## Requirements
Transcribe the listing in full, excluding any pictures.

================

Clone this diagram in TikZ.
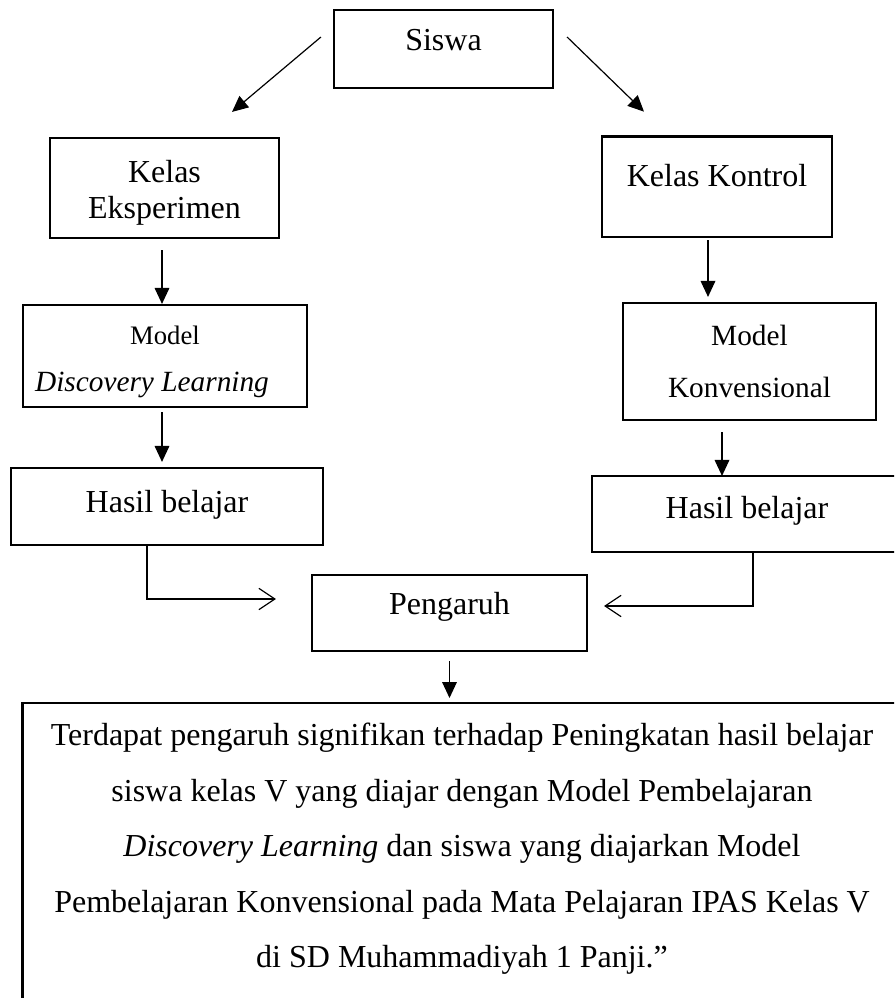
\documentclass[tikz,border=0pt]{standalone}
\usepackage{fontspec}
\setmainfont{Liberation Serif}
\usetikzlibrary{calc,arrows.meta}

\begin{document}
\begin{tikzpicture}[x=0.375pt, y=-0.375pt,
  box/.style={draw, line width=0.8pt, inner sep=0pt, align=center,
    font=\fontsize{12}{13.7}\selectfont},
  flow/.style={line width=0.45pt, -{Triangle[length=6pt,width=5.5pt]}},
  merge/.style={line width=0.45pt, -{Straight Barb[length=6pt,width=8pt]}}]
  \useasboundingbox (0,0) rectangle (894,998);
  \clip (0,0) rectangle (894,998);

  % boxes
  \node[box, minimum width=82.125pt, minimum height=29.25pt,
    text height=7.9pt, text depth=6.75pt] (siswa) at (443.5,49) {Siswa};
  \node[box, minimum width=85.875pt, minimum height=37.5pt,
    text height=25.7pt] (kelasE) at (164.5,188) {Kelas\\Eksperimen};
  \node[box, minimum width=86.25pt, minimum height=37.7pt,
    text height=7.9pt, text depth=8pt] (kelasK) at (717,186.75) {Kelas Kontrol};
  \node[box, minimum width=106.5pt, minimum height=38.25pt,
    text height=29.3pt, font=\fontsize{11}{17.6}\selectfont] (modelDL) at (165,356)
    {{\fontsize{10}{17.6}\selectfont Model}\\
     \textit{Discovery Learning}\hspace*{9.75pt}};
  \node[box, minimum width=94.875pt, minimum height=43.875pt,
    font=\fontsize{11}{19.5}\selectfont] (modelK) at (749.5,361.5)
    {Model\\Konvensional};
  \node[box, minimum width=117pt, minimum height=28.875pt,
    text height=7.9pt, text depth=3.75pt] (hasilE) at (167,506.5) {Hasil belajar};
  \node[box, minimum width=116.25pt, minimum height=28.5pt,
    text height=7.9pt, text depth=4.9pt] (hasilK) at (747,514) {Hasil belajar};
  \node[box, minimum width=103.125pt, minimum height=28.5pt,
    text height=7.9pt, text depth=6.75pt] (pengaruh) at (449.5,613) {Pengaruh};
  \node[anchor=north, inner xsep=0pt, inner ysep=7.4pt, align=center,
    minimum width=329.25pt, font=\fontsize{12}{20.8}\selectfont] (concl) at (462,703)
    {Terdapat pengaruh signifikan terhadap Peningkatan hasil belajar\\
     siswa kelas V yang diajar dengan Model Pembelajaran\\
     \textit{Discovery Learning} dan siswa yang diajarkan Model\\
     Pembelajaran Konvensional pada Mata Pelajaran IPAS Kelas V\\
     di SD Muhammadiyah 1 Panji.''};
  \draw[line width=0.8pt] ($(concl.north west)+(0,330)$) -- (concl.north west)
    -- (concl.north east) -- ++(0,330);

  % arrows
  \draw[flow] ($(siswa.west)+(-12,-12)$) -- ($(kelasE.north)+(67.5,-25)$);
  \draw[flow] ($(siswa.east)+(13,-12)$) -- ($(kelasK.north)+(-73,-23.75)$);
  \draw[flow] ($(kelasE.south)+(-2.5,11)$) -- ($(modelDL.north)+(-3,0)$);
  \draw[flow] ($(kelasK.south)+(-9,2)$) -- ($(modelK.north)+(-41.5,-5)$);
  \draw[flow] ($(modelDL.south)+(-3,4)$) -- ($(hasilE.north)+(-5,-5)$);
  \draw[flow] ($(modelK.south)+(-27.5,11)$) -- ($(hasilK.north)+(-25,1)$);
  \draw[merge] ($(hasilE.south)+(-20,0)$) |- ($(pengaruh.west)+(-35,-14)$);
  \draw[merge] ($(hasilK.south)+(6,0)$) |- ($(pengaruh.east)+(16,-7)$);
  \draw[flow] ($(pengaruh.south)+(0,9)$) -- ($(pengaruh.south |- concl.north)+(0,-5)$);
\end{tikzpicture}
\end{document}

================

## Output of the exercise
Clone this diagram in TikZ.
\documentclass[tikz,border=0pt]{standalone}
\usepackage{fontspec}
\setmainfont{Liberation Serif}
\usetikzlibrary{calc,arrows.meta}

\begin{document}
\begin{tikzpicture}[x=0.375pt, y=-0.375pt,
  box/.style={draw, line width=0.8pt, inner sep=0pt, align=center,
    font=\fontsize{12}{13.7}\selectfont},
  flow/.style={line width=0.45pt, -{Triangle[length=6pt,width=5.5pt]}},
  merge/.style={line width=0.45pt, -{Straight Barb[length=6pt,width=8pt]}}]
  \useasboundingbox (0,0) rectangle (894,998);
  \clip (0,0) rectangle (894,998);

  % boxes
  \node[box, minimum width=82.125pt, minimum height=29.25pt,
    text height=7.9pt, text depth=6.75pt] (siswa) at (443.5,49) {Siswa};
  \node[box, minimum width=85.875pt, minimum height=37.5pt,
    text height=25.7pt] (kelasE) at (164.5,188) {Kelas\\Eksperimen};
  \node[box, minimum width=86.25pt, minimum height=37.7pt,
    text height=7.9pt, text depth=8pt] (kelasK) at (717,186.75) {Kelas Kontrol};
  \node[box, minimum width=106.5pt, minimum height=38.25pt,
    text height=29.3pt, font=\fontsize{11}{17.6}\selectfont] (modelDL) at (165,356)
    {{\fontsize{10}{17.6}\selectfont Model}\\
     \textit{Discovery Learning}\hspace*{9.75pt}};
  \node[box, minimum width=94.875pt, minimum height=43.875pt,
    font=\fontsize{11}{19.5}\selectfont] (modelK) at (749.5,361.5)
    {Model\\Konvensional};
  \node[box, minimum width=117pt, minimum height=28.875pt,
    text height=7.9pt, text depth=3.75pt] (hasilE) at (167,506.5) {Hasil belajar};
  \node[box, minimum width=116.25pt, minimum height=28.5pt,
    text height=7.9pt, text depth=4.9pt] (hasilK) at (747,514) {Hasil belajar};
  \node[box, minimum width=103.125pt, minimum height=28.5pt,
    text height=7.9pt, text depth=6.75pt] (pengaruh) at (449.5,613) {Pengaruh};
  \node[anchor=north, inner xsep=0pt, inner ysep=7.4pt, align=center,
    minimum width=329.25pt, font=\fontsize{12}{20.8}\selectfont] (concl) at (462,703)
    {Terdapat pengaruh signifikan terhadap Peningkatan hasil belajar\\
     siswa kelas V yang diajar dengan Model Pembelajaran\\
     \textit{Discovery Learning} dan siswa yang diajarkan Model\\
     Pembelajaran Konvensional pada Mata Pelajaran IPAS Kelas V\\
     di SD Muhammadiyah 1 Panji.''};
  \draw[line width=0.8pt] ($(concl.north west)+(0,330)$) -- (concl.north west)
    -- (concl.north east) -- ++(0,330);

  % arrows
  \draw[flow] ($(siswa.west)+(-12,-12)$) -- ($(kelasE.north)+(67.5,-25)$);
  \draw[flow] ($(siswa.east)+(13,-12)$) -- ($(kelasK.north)+(-73,-23.75)$);
  \draw[flow] ($(kelasE.south)+(-2.5,11)$) -- ($(modelDL.north)+(-3,0)$);
  \draw[flow] ($(kelasK.south)+(-9,2)$) -- ($(modelK.north)+(-41.5,-5)$);
  \draw[flow] ($(modelDL.south)+(-3,4)$) -- ($(hasilE.north)+(-5,-5)$);
  \draw[flow] ($(modelK.south)+(-27.5,11)$) -- ($(hasilK.north)+(-25,1)$);
  \draw[merge] ($(hasilE.south)+(-20,0)$) |- ($(pengaruh.west)+(-35,-14)$);
  \draw[merge] ($(hasilK.south)+(6,0)$) |- ($(pengaruh.east)+(16,-7)$);
  \draw[flow] ($(pengaruh.south)+(0,9)$) -- ($(pengaruh.south |- concl.north)+(0,-5)$);
\end{tikzpicture}
\end{document}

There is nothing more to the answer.